In 2022, Google updated desktop Chrome with a side panel UI that has since grown beyond providing access to your Bookmarks. Chrome is now looking to redesign the side panel, including how you launch it by getting rid of the icon.
Since launch, you’ve opened the side panel by tapping a square-ish icon that’s about half-way filled and appears next to your Google profile avatar. This (more times than not) opens Bookmarks in a right-hand column, while the open page at the left shrinks.
Meanwhile, you get a dropdown switcher for all the side panels: Reading List, Bookmarks, History, Reading Mode, Customize Chrome (on the New Tab Page), and Search.

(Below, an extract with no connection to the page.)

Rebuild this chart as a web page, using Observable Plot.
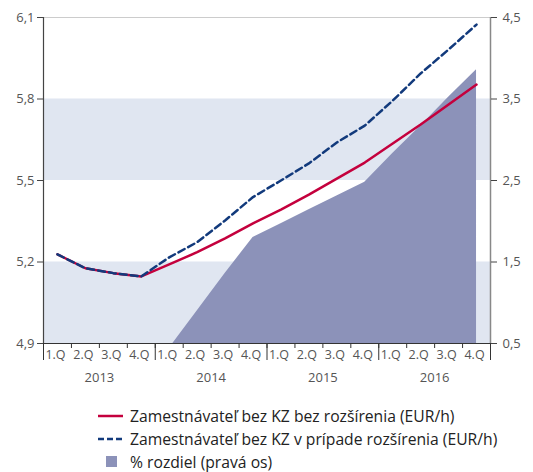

Chrome is looking to get rid of the side panel button and instead let users pin individual side panels. Icons for those functions appear to the right of the address bar and Extensions menu with vertical dividers giving side panels its own section. You can conveniently adjust the order in which they appear.

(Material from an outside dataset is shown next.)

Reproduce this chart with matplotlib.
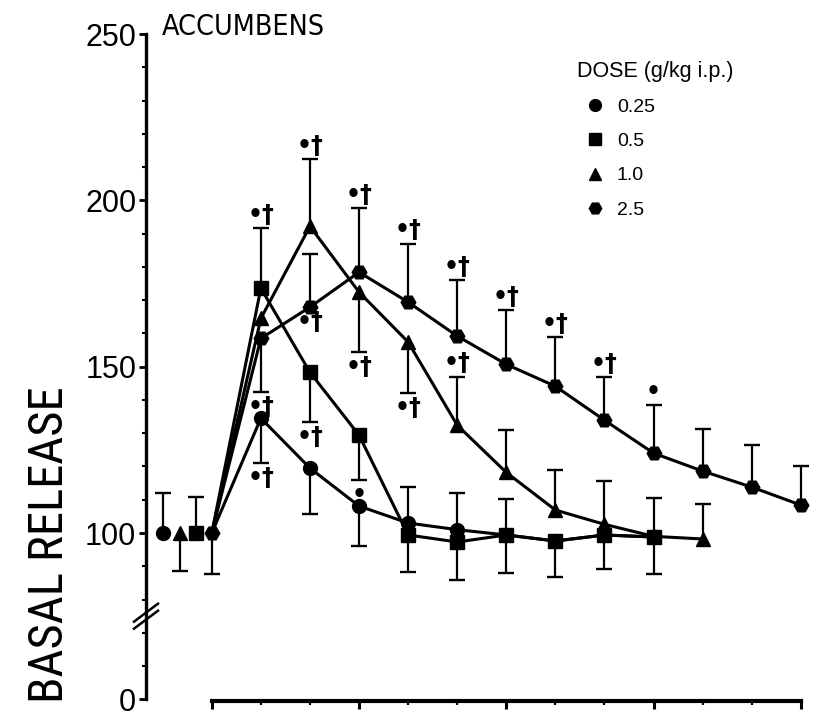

Opening a side panel using the three-dot menu (e.g., Overflow > Bookmarks and Lists > Show All Bookmarks) will show a pin icon in the top-right corner. How users open the side panel without the button in the first place after this update feels a bit buried, and Google hopefully has an onboarding UI for it. (The dropdown menu should remain in place.)
At the moment (in Chrome 121 Beta), this is available as a flag: “Side panel navigation and pinning updates — Enables support for side panel pinning and updates to navigation. – Mac, Windows, Linux, ChromeOS, Fuchsia, Lacros.”
chrome://flags/#side-panel-pinning
The advantage of this approach is that you don’t have to use side panels if you don’t want to. With nothing pinned (and no Extensions), you’re down to the Omnibox and account picture. If you like side panels, you can get to the ones you want (i.e. Extensions) much faster.